Os liberais e a crise climática

Quando se quer falar de monopólios energéticos, da falta de recursos para fazer a transição climática e garantir trabalho digno, da impossibilidade de crescer indefinidamente sobre recursos finitos, quando se quer tocar onde doí - aí a direita não toca. E esse é o programa da Esquerda.

Dia 30 de Janeiro de 2022 começou um novo ciclo político em Portugal. A maioria absoluta expressa do Partido Socialista em conjunto com a fragilização dos Partidos da Esquerda e a reconfiguração da direita vêm demonstrar a diferença dos próximos quatro anos que se seguem.

Um dos partidos que tem dado graças à sua popularidade, especialmente junto dos jovens tem sido a Iniciativa Liberal, garantindo 8 deputados na Assembleia da República. Este partido apresenta medidas para a questão climática como deduzir, em sede de Imposto Municipal sobre Imóveis (IMI), os custos associados à implementação de medidas de eficiência energética nos edifícios e introduzir um plano de ação nacional para corrigir e otimizar a recolha de resíduos elétricos e eletrónicos, defendendo que ainda que é preciso acelerar a mobilidade elétrica. No entanto, Cotrim deixou claro nos debates para as legislativas de 2022 que a questão é perfeitamente secundária porque “A transição climática é cara e os processos de descarbonização são caros, são precisos recursos”. Além disso, acusa o alarmismo da Esquerda em mobilizar a questão da crise climática como fundamental para a política que responda aos desafios do século XXI, contribuindo para “uma campanha despudorada contra a economia de mercado”.

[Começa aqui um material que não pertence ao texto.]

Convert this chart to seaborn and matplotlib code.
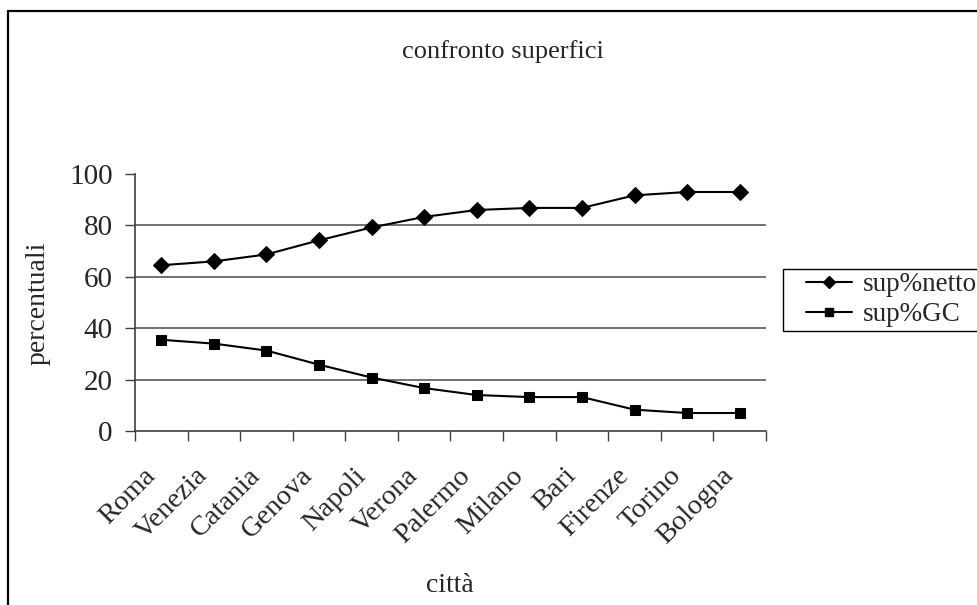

Talvez Cotrim tenha razão ao assumir que há um paradoxo fundamental entre as ideias de liberalismo e liberdade de mercado e a garantia de recursos para a vida da Humanidade e do nosso planeta. A lógica da direita é que, para resolver qualquer problema social, é preciso enriquecer o país - não reconhece nesse enriquecimento e nessa lógica extrativista a razão da destruição dos nossos ecossistemas e das comunidades. As pessoas na linha-da-frente sabem as consequências reais das políticas de mercado e do capitalismo que fala a língua floreada do liberalismo.

Talvez também considere a ONU uma organização de esquerda. Porque deste organismo têm saído relatórios verdadeiramente alarmistas, como o sexto relatório do IPCC que refere que se não efetivarmos mudanças estruturais na economia não será possível responder à crise climática. O consenso científico sobre o tema é aprofundado e tem já tinha sido estudado por vários cientistas, sendo o documento que o determinou de forma mais concisa sido o definido por Naomi Orestes em 2009 no documento “The Scientific Consensus on Climate Change”. O resultado foi chocante: 97 % das lideranças científicas internacionais estabelecem um cenário de caos climático, caso não sejam tomadas medidas urgentes para inversão deste processo. Nas palavras de Greta Thunberg na “Climate Action Summit” em 2019, "For more than 30 years, the science has been crystal clear. How dare you continue to look away and come here saying that you're doing enough, when the politics and solutions needed are still nowhere in sight.”

Talvez o líder da Iniciativa Liberal também tape os olhos à catástrofe ecológica que se desdobra neste mundo fora, obrigando a emigração forçada, pobreza, criando refugiados climáticos, pondo em causa comunidades como tem acontecido com a exploração de lítio em Portugal.

No plano da direita é absolutamente possível discutir os problemas do país e da economia sem dizer a palavra crise climática uma única vez. Ambiente, ainda se ouve uma ou duas vezes, mas talvez para celebrar as medidas propostas pelo PSD relativamente à regulação da utilização dos sacos de plástico. Quando se quer falar de monopólios energéticos, da falta de recursos para fazer a transição climática e garantir trabalho digno, da impossibilidade de crescer indefinidamente sobre recursos finitos, quando se quer tocar onde doí- aí a direita não toca. E esse é o programa da Esquerda.